Pro tip: Group layers as you go. Select all layers for this section and press Ctrl/Cmd + G. Name the group “Background.” Future you will thank present you for this organization.
Add Your Angel Figure and Blend Seamlessly
Time to introduce the main subject. This step separates amateur composites from professional work.
Open your floating figure stock image. Use the Pen Tool (P) to create a precise selection around the figure. Yes, this takes time. No, you can’t rush it. Clean selections make believable composites.

Once selected, drag the figure onto your canvas. Position her about two-thirds up the stairway. She should appear to be rising, not floating randomly.
Match the lighting: The figure’s lighting must match your castle environment. Open Curves again (Ctrl/Cmd + M) and darken her slightly. Pay special attention to the shadow side of her body. It should be darker than the light side, matching the direction of light in your castle scene.
Add a subtle shadow beneath her feet. Create a new layer, use a soft black brush at 30% opacity, and paint where her shadow would fall on the stairs. Blur it with Filter > Blur > Gaussian Blur (radius: 5-8 pixels).
Create Heavenly Glowing Wing Effects
Wings need special treatment. Static wing renders look flat and obviously fake. Let’s fix that.
Import your angel wing render. Position the wings behind your figure layer. They should appear to grow naturally from her shoulder blades.
Make them glow: Duplicate the wing layer (Ctrl/Cmd + J). Set the duplicate to Screen blend mode at 40% opacity. This creates an inner glow effect.
Add outer glow. Select the original wing layer and go to Layer > Layer Style > Outer Glow. Use these settings:
- Blend Mode: Screen
- Opacity: 75%
- Color: Soft yellow-white (#FFF9E6)
- Size: 50-80 pixels
The wings should now appear to emit light rather than just reflect it.
Build the Rising Light Shaft
This step sells the entire effect. Without proper light, your angel just looks like she’s standing on stairs with wings glued on.
Create a new layer above your background but below your figure. Name it “Light Shaft.”
Activate the Gradient Tool (G). Set it to white-to-transparent, radial gradient. Draw from the top center of your canvas downward, stopping where your figure stands. Set this layer to Screen blend mode at 60% opacity.
Add light particles: This part makes it magical. Install your snowflake or particle brush pack. Create a new layer above everything. Use white particles at varying sizes, concentrating them in the light shaft area. Set this layer to Screen blend mode at 70%.
Paint some particles larger and brighter near the top (heavenly source). Make them smaller and more dispersed at the bottom. This creates depth and atmospheric perspective.
Apply Finishing Soft Focus Effects
Raw composites look harsh. Professional work has subtle softness that ties everything together.

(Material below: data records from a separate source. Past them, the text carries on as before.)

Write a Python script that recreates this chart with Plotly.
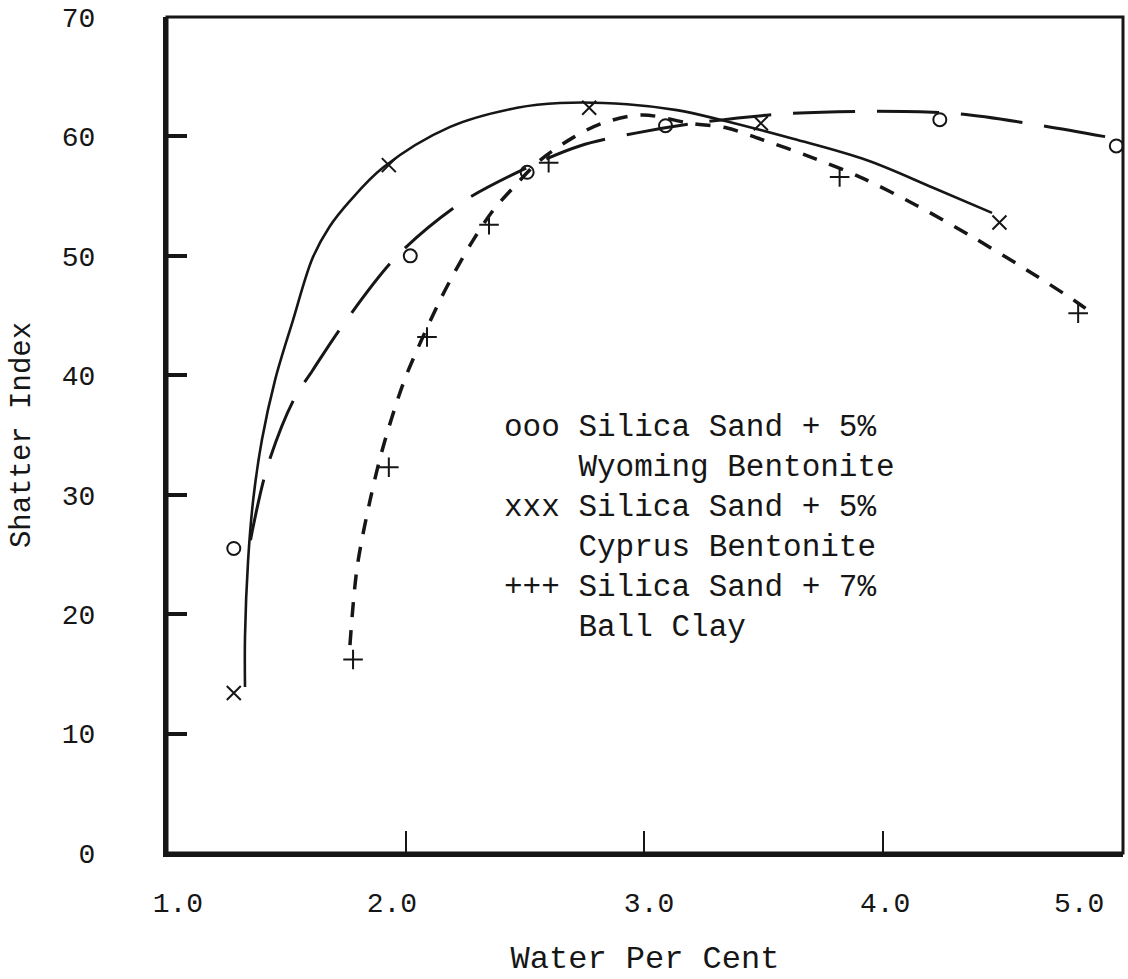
import plotly.graph_objects as go

# ---- Data points (typed markers) ----
WYO_X = [1.28, 2.02, 2.51, 3.09, 4.24, 4.98]
WYO_Y = [25.5, 50.0, 57.0, 60.9, 61.4, 59.2]
CYP_X = [1.28, 1.93, 2.77, 3.49, 4.49]
CYP_Y = [13.4, 57.6, 62.4, 61.1, 52.8]
BALL_X = [1.78, 1.93, 2.09, 2.35, 2.60, 3.82, 4.82]
BALL_Y = [16.2, 32.3, 43.2, 52.6, 57.8, 56.6, 45.2]

# ---- Hand-drawn fitted curves ----
WYO_CURVE_X = [1.35, 1.42, 1.53, 1.61, 1.73, 1.96, 2.23, 2.49, 2.73, 2.97, 3.21, 3.59, 3.97, 4.32, 4.67, 5.01]
WYO_CURVE_Y = [26.2, 32.3, 37.9, 40.4, 44.0, 49.9, 54.4, 57.2, 59.2, 60.3, 61.1, 61.9, 62.1, 61.9, 60.9, 59.7]
CYP_CURVE_X = [1.327, 1.327, 1.340, 1.361, 1.398, 1.453, 1.528, 1.610, 1.680, 1.767, 1.906, 2.187, 2.468, 2.648, 2.929, 3.138, 3.319, 3.625, 3.935, 4.212, 4.459]
CYP_CURVE_Y = [13.9, 18.1, 24.5, 29.5, 34.6, 39.6, 44.6, 49.8, 52.4, 54.6, 57.4, 60.8, 62.4, 62.8, 62.7, 62.2, 61.4, 59.8, 58.0, 55.7, 53.6]
BALL_CURVE_X = [1.767, 1.797, 1.851, 1.906, 1.990, 2.048, 2.145, 2.216, 2.283, 2.367, 2.451, 2.564, 2.702, 2.824, 2.992, 3.193, 3.348, 3.499, 3.683, 3.906, 4.145, 4.367, 4.606, 4.816, 4.878]
BALL_CURVE_Y = [17.4, 23.9, 29.5, 34.0, 39.3, 42.1, 46.3, 49.0, 51.3, 53.8, 55.7, 58.0, 59.9, 61.1, 61.8, 61.1, 60.7, 59.7, 58.4, 56.6, 54.2, 51.7, 48.8, 46.1, 45.2]

# ---- Axis labels / ticks ----
X_TICKS = [2, 3, 4]
X_TICK_LABELS = ["1.0", "2.0", "3.0", "4.0", "5.0"]
Y_TICKS = [0, 10, 20, 30, 40, 50, 60, 70]
Y_TICK_LABELS = ["0", "10", "20", "30", "40", "50", "60", "70"]
X_TITLE = "Water Per Cent"
Y_TITLE = "Shatter Index"

# ---- Typed key ----
KEY_BLOCKS = [
    ["ooo Silica Sand + 5%", "    Wyoming Bentonite"],
    ["xxx Silica Sand + 5%", "    Cyprus Bentonite"],
    ["+++ Silica Sand + 7%", "    Ball Clay"],
]

INK = "#161616"
FONT = "Liberation Mono, Courier New, monospace"

fig = go.Figure()

fig.add_trace(go.Scatter(x=CYP_CURVE_X, y=CYP_CURVE_Y, mode="lines",
                         line=dict(color=INK, width=2.6, shape="spline", smoothing=1.0),
                         hoverinfo="skip"))
fig.add_trace(go.Scatter(x=WYO_CURVE_X, y=WYO_CURVE_Y, mode="lines",
                         line=dict(color=INK, width=3, dash="62px,22px", shape="spline", smoothing=0.9),
                         hoverinfo="skip"))
fig.add_trace(go.Scatter(x=BALL_CURVE_X, y=BALL_CURVE_Y, mode="lines",
                         line=dict(color=INK, width=3.5, dash="15px,13px", shape="spline", smoothing=0.9),
                         hoverinfo="skip"))

fig.add_trace(go.Scatter(x=WYO_X, y=WYO_Y, mode="markers", name="Wyoming",
                         marker=dict(symbol="circle-open", size=13, color=INK, line=dict(width=2))))
fig.add_trace(go.Scatter(x=CYP_X, y=CYP_Y, mode="markers", name="Cyprus",
                         marker=dict(symbol="x-thin-open", size=14, color=INK, line=dict(width=2))))
fig.add_trace(go.Scatter(x=BALL_X, y=BALL_Y, mode="markers", name="Ball Clay",
                         marker=dict(symbol="cross-thin-open", size=14, color=INK, line=dict(width=2))))

# empty trace to anchor the label axis
fig.add_trace(go.Scatter(x=[], y=[], xaxis="x2", yaxis="y", hoverinfo="skip", showlegend=False))

XR = [1.0, 5.008]

fig.update_layout(
    width=1128, height=979,
    margin=dict(l=167, r=5, t=17, b=126),
    plot_bgcolor="white", paper_bgcolor="white",
    showlegend=False,
    font=dict(family=FONT, color=INK),
    xaxis=dict(range=XR, showline=True, linewidth=4, linecolor=INK, automargin=False,
               ticks="inside", tickvals=X_TICKS, ticklen=22, tickwidth=2, tickcolor=INK,
               showticklabels=False, showgrid=False, zeroline=False),
    xaxis2=dict(range=XR, overlaying="x", side="bottom", anchor="y", automargin=False,
                tickvals=[1.046, 1.943, 3.021, 4.011, 4.824], ticktext=X_TICK_LABELS,
                ticks="", showline=False, showgrid=False, zeroline=False,
                tickfont=dict(size=28, family=FONT, color=INK), ticklabelstandoff=30,
                title=dict(text=X_TITLE, font=dict(size=32, family=FONT, color=INK), standoff=26)),
    yaxis=dict(range=[0, 70], showline=True, linewidth=4, linecolor=INK, automargin=False,
               ticks="inside", tickvals=Y_TICKS, ticktext=Y_TICK_LABELS, ticklen=20, tickwidth=4,
               tickcolor=INK, showgrid=False, zeroline=False,
               tickfont=dict(size=28, family=FONT, color=INK), ticklabelstandoff=62,
               title=dict(text=Y_TITLE, font=dict(size=29, family=FONT, color=INK), standoff=24)),
    shapes=[dict(type="rect", xref="paper", yref="paper", x0=0, x1=1, y0=0, y1=1,
                 line=dict(color=INK, width=3), layer="above")],
)

key_y = [33.95, 27.25, 20.55]
for block, yy in zip(KEY_BLOCKS, key_y):
    txt = "<br>".join(line.replace(" ", "\u00a0") for line in block)
    fig.add_annotation(x=2.405, y=yy, xref="x", yref="y", xanchor="left", yanchor="middle",
                       align="left", text=txt, showarrow=False,
                       font=dict(size=31, family=FONT, color=INK))

# remove the page's default body margin so the 1128x979 figure fills the window exactly
fig.write_html("out.html",
               config={"displayModeBar": False},
               post_script="document.body.style.margin='0';document.body.style.overflow='hidden';")
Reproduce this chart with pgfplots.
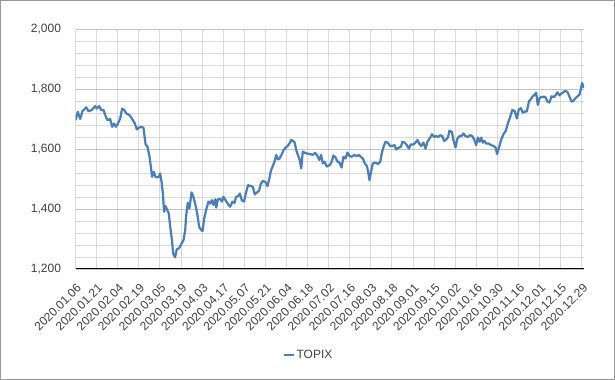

Flatten a copy of your image. Go to Layer > Flatten Image, then immediately press Ctrl/Cmd + J to duplicate. This preserves your original layers underneath.
Apply a subtle Gaussian Blur. Go to Filter > Blur > Gaussian Blur with radius 3-5 pixels. Set this blurred layer to 30% opacity. This creates that dreamy soft-focus look without losing detail completely.
Final color correction: Add a Curves adjustment layer on top of everything. Create a very subtle S-curve to increase contrast slightly. Lift the highlights a bit (top right of curve) and deepen shadows just slightly (bottom left).
The entire scene should now have cohesive lighting and a mystical, ethereal quality.
Common Mistakes That Ruin Angel Composites
I’ve seen hundreds of these tutorials. Most fail in predictable ways.
Mismatched lighting kills believability. Your figure, wings, and background must share consistent light direction and color temperature. If the castle has warm orange light but your angel has cool blue tones, the composite fails instantly.
Over-glowing everything looks fake. Yes, we want heavenly light. But too much glow makes everything look like a bad video game cutscene. Subtlety wins. Start with 30-40% opacity on glow effects and increase only if needed.
Ignoring shadows destroys depth. Floating objects need shadows, even faint ones. Without them, your angel looks pasted on rather than present in the scene.

Harsh edges give away the trick. Every selection needs slight feathering (1-2 pixels minimum). Sharp cutout edges scream “amateur photo manipulation.”
Why This Technique Works for Other Projects
Master these core skills and you’ve unlocked dozens of other composite possibilities.
The light shaft technique works for any mystical or dramatic scene. Fantasy book covers, album artwork, gaming concept art – they all use variations of this method.
Blending multiple figures with consistent lighting transfers directly to group portraits, surreal concepts, or historical recreation. The principles stay the same even when subjects change.
Atmospheric particles add mood to practically any scene. Rain, dust, embers, magical sparkles – they all follow similar particle distribution rules. Dense near the source, dispersed at distance, affected by perceived air currents.
Soft-focus finishing elevates any composite from “digital” to “photographic.” Real cameras have optical imperfections. Perfect digital sharpness everywhere looks artificial. Selective softness adds realism.
These aren’t tricks. They’re fundamental photo manipulation principles. Once you understand why they work, you’ll spot them everywhere in professional digital art.
Your next project just got easier. These same techniques adapt to whatever mystical, dramatic, or impossible scene you want to create.